QUOTE (Ixal @ May 17 2014, 03:55 AM)
Ok, so while everyone talks about how all plots in Shadowrun of the past 10 years have sucked but they only noticed it now, can someone post a bit more information about the book?
Whats the story/rules ration for example and are the rules workable and useful?
The narrative is that AIs are using nanotech to take over people's minds. The opening fiction is amazing, showing how the naive AI is dealing with his new meat body and actually appears to be slightly guilty for taking someone's body. However, it also implies that the original owner is able to subconsciously affect the new personality to do things that would endanger itself. It also appears that as long as the nanotech "lives" the AI lives and can infect a new body. And if two or more nanite clusters from multiple different AIs are in the same body, the nanites start to fight each other and create a hybrid personality. There is a lot of fluff dedicated to this, and I think its very well written and adds a good level of paranoia back to the shadows.
There is a sizeable chunk of setting fluff on Manhattan. Though I haven't gotten to read this yet. But if you're looking to run in New York in the 2075's this would be the best bet.
I have not found any adventures yet. Which does have me a bit disappointed. But there are a lot of plot hooks in the fluff for GMs to milk for runs.
New spells and powers for awaken faces.
New drugs, and new rules for people who have negative reactions to those drugs. The drugs are designed around the concept of extractions. So most of it is pretty subtle stuff to knock people out. As well as some gear to facilitate that.
Some new toys and mods for riggers to stay incognito. Very important for extractions.

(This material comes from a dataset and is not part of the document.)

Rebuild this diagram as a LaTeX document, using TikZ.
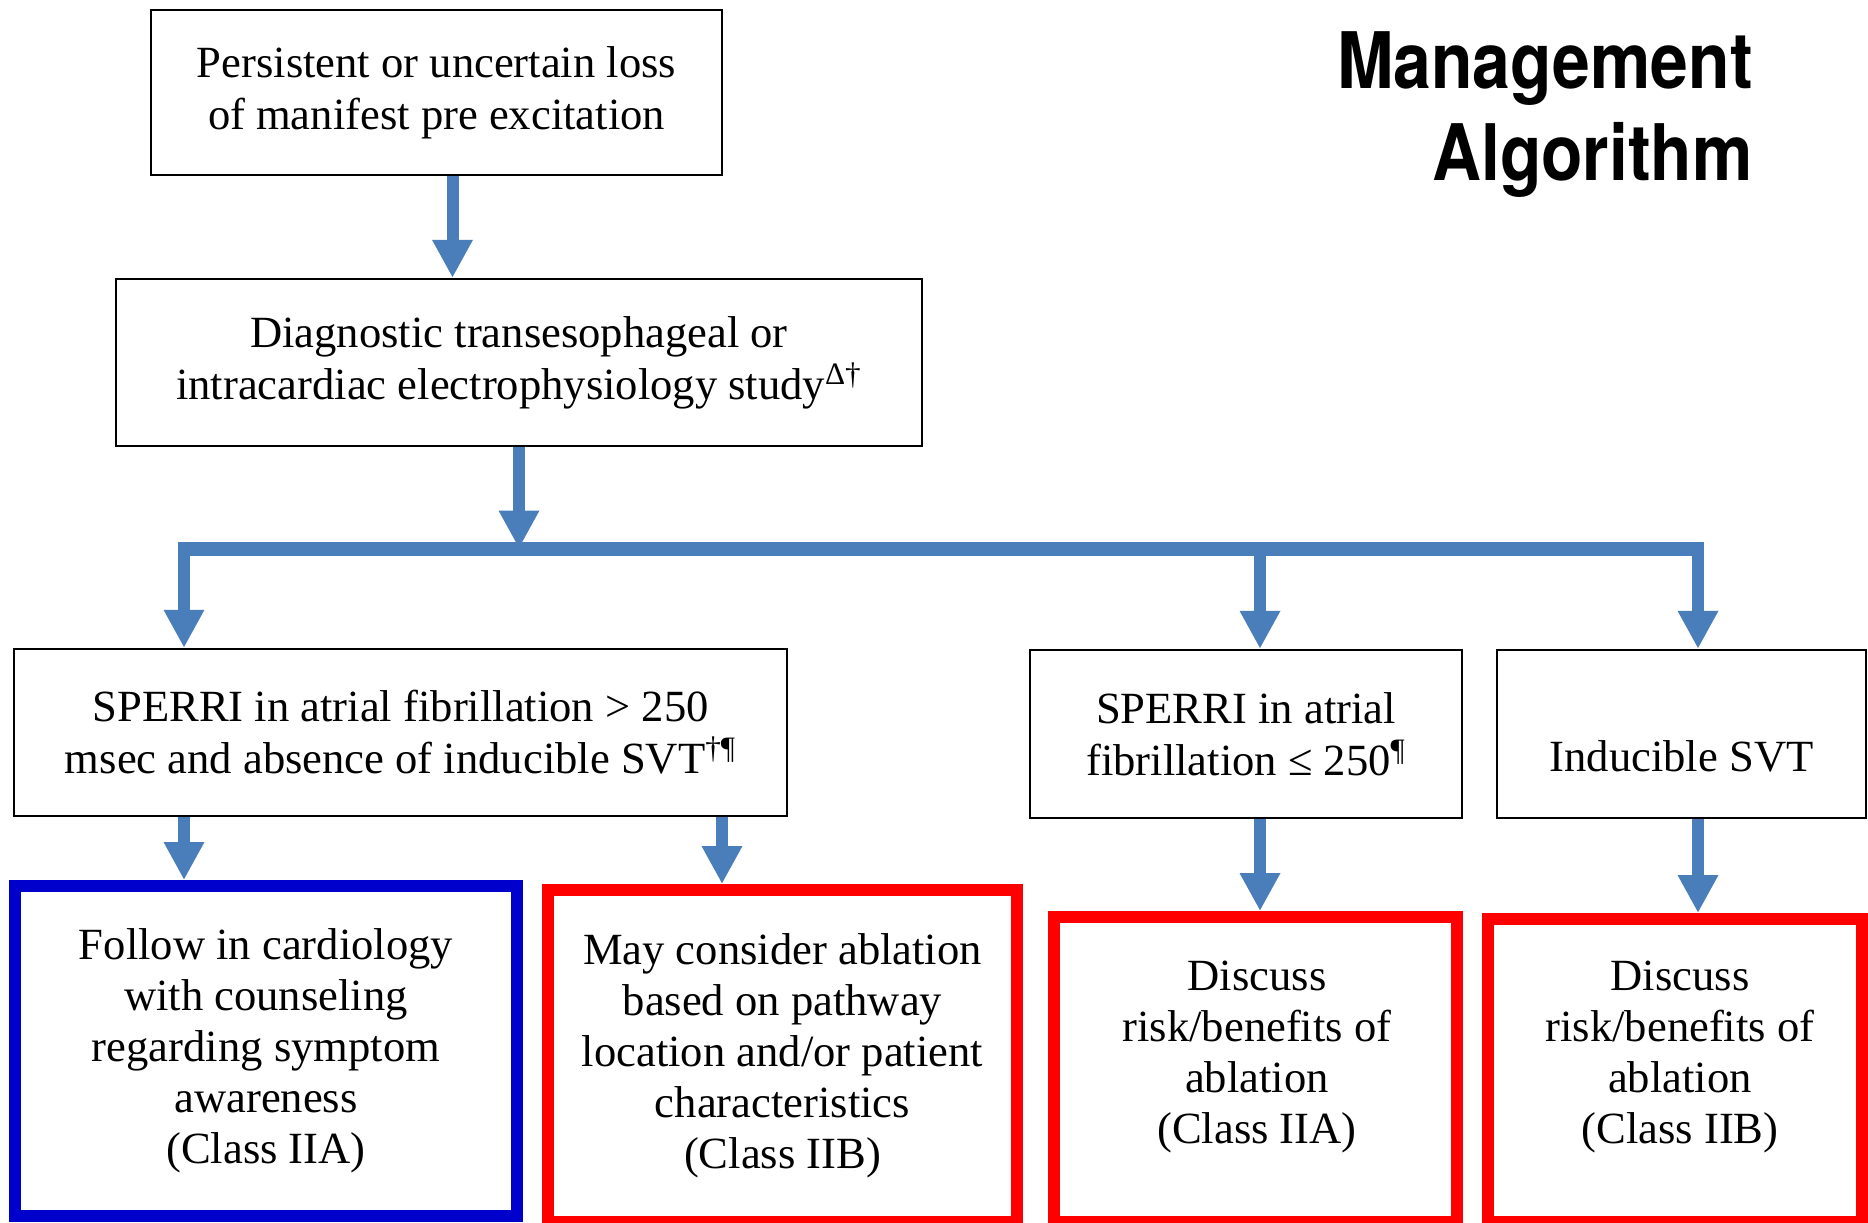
\documentclass[tikz,border=0pt]{standalone}
\usepackage{fontspec}
\usepackage{graphicx}
\setmainfont{Liberation Serif}
\newfontfamily\titlefont{TeX Gyre Heros}
\usetikzlibrary{arrows.meta}
\definecolor{arrowblue}{RGB}{74,126,187}
\definecolor{boxblue}{RGB}{0,0,204}
\definecolor{boxred}{RGB}{255,0,0}
\begin{document}
\begin{tikzpicture}[x=0.5pt,y=-0.5pt,
  txt/.style={inner sep=0pt, align=center, font=\fontsize{22.3}{26}\selectfont},
  txtb/.style={inner sep=0pt, align=center, font=\fontsize{22.3}{25.5}\selectfont},
  box/.style={txt, draw=black, line width=1.2pt},
  cbox/.style={txtb, line width=6pt},
  arr/.style={draw=arrowblue, line width=6pt, -{Triangle[width=19pt,length=19pt]}},
  barline/.style={draw=arrowblue, line width=7pt},
  ttl/.style={inner sep=0pt, anchor=base east, font=\titlefont\bfseries\fontsize{39}{46}\selectfont}
]
\fill[white] (0,0) rectangle (1868,1222);
\useasboundingbox (0,0) rectangle (1868,1222);

% title
\node[ttl] (title1) at (1753,88) {\scalebox{0.87}[1]{Management}};
\node[ttl] (title2) at (1753,180) {\scalebox{0.87}[1]{Algorithm}};

% top boxes
\node[box, minimum width=285.5pt, minimum height=82.5pt] (b1) at (436.5,92.5)
  {Persistent or uncertain loss\\of manifest pre excitation};
\node[box, minimum width=403pt, minimum height=83.5pt] (b2) at (519,362.5)
  {Diagnostic transesophageal or\\intracardiac electrophysiology study\textsuperscript{Δ†}};

% middle boxes
\node[box, minimum width=386.5pt, minimum height=83.5pt] (b3) at (400.5,732.5)
  {SPERRI in atrial fibrillation > 250\\msec and absence of inducible SVT\textsuperscript{†¶}};
\node[box, minimum width=216pt, minimum height=84pt] (b4) at (1246,734)
  {SPERRI in atrial\\fibrillation ≤ 250\textsuperscript{¶}};
\node[box, minimum width=184.5pt, minimum height=84pt] (b5) at (1681.5,734) {};
\node[txt] (t5) at (1681.5,756) {Inducible SVT};

% bottom boxes
\node[cbox, draw=boxblue, minimum width=251pt, minimum height=165pt] (b6) at (266,1051)
  {Follow in cardiology\\with counseling\\regarding symptom\\awareness\\(Class IIA)};
\node[cbox, draw=boxred, minimum width=234.5pt, minimum height=166pt] (b7) at (782.5,1056)
  {May consider ablation\\based on pathway\\location and/or patient\\characteristics\\(Class IIB)};
\node[cbox, draw=boxred, minimum width=201.5pt, minimum height=152.5pt] (b8) at (1255.5,1069.5) {};
\node[txtb] (t8) at (1257,1057) {Discuss\\risk/benefits of\\ablation\\(Class IIA)};
\node[cbox, draw=boxred, minimum width=187pt, minimum height=151.5pt] (b9) at (1675,1070.5) {};
\node[txtb] (t9) at (1680,1057) {Discuss\\risk/benefits of\\ablation\\(Class IIB)};

% connectors
\draw[arr] ([xshift=8pt]b1.south) -- ([xshift=8pt]b1.south |- b2.north);

\coordinate (bl) at (184,548.5);
\coordinate (bm) at (1260,548.5);
\coordinate (br) at (1698,548.5);
\draw[barline] ([xshift=-3pt]bl) -- ([xshift=3pt]br);
\draw[arr] (b2.south) -- (b2.south |- bl);
\draw[arr] ([yshift=3.5pt]bl) -- (bl |- b3.north);
\draw[arr] (bm) -- (bm |- b4.north);
\draw[arr] ([yshift=3.5pt]br) -- (br |- b5.north);

\draw[arr] ([xshift=-108.25pt]b3.south) -- ([xshift=-108.25pt]b3.south |- b6.north);
\draw[arr] ([xshift=160.75pt]b3.south) -- ([xshift=160.75pt]b3.south |- b7.north);
\draw[arr] ([xshift=7pt]b4.south) -- ([xshift=7pt]b4.south |- b8.north);
\draw[arr] ([xshift=8.25pt]b5.south) -- ([xshift=8.25pt]b5.south |- b9.north);
\end{tikzpicture}
\end{document}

There are also rules for becoming a headcase ( one of the AI infected), but the book makes it clear that you should not force PC's to become infected, mostly because it'll be very difficult to roleplay, and it also sucks to lose your PC to this thing. And some of the headcase nano powers will make them pretty difficult targets for extraction runs, which is of course the point.
I like it so far. But I realize the popular opinion in dumpshock is that CGL are morons and couldn't possibly write their way out of a paper bag. But I think this is a good book. The crunch seems to be dedicated to a very specific niché, so if you have an awaken face or a rigger who wants rules to be more subtle, than it'd probably be worth picking up for that. If you're a GM that wants to run NY and play with the new metaplot, I'd highly recommend it for that. But if none of those things interest you, then its something you can totally skip over.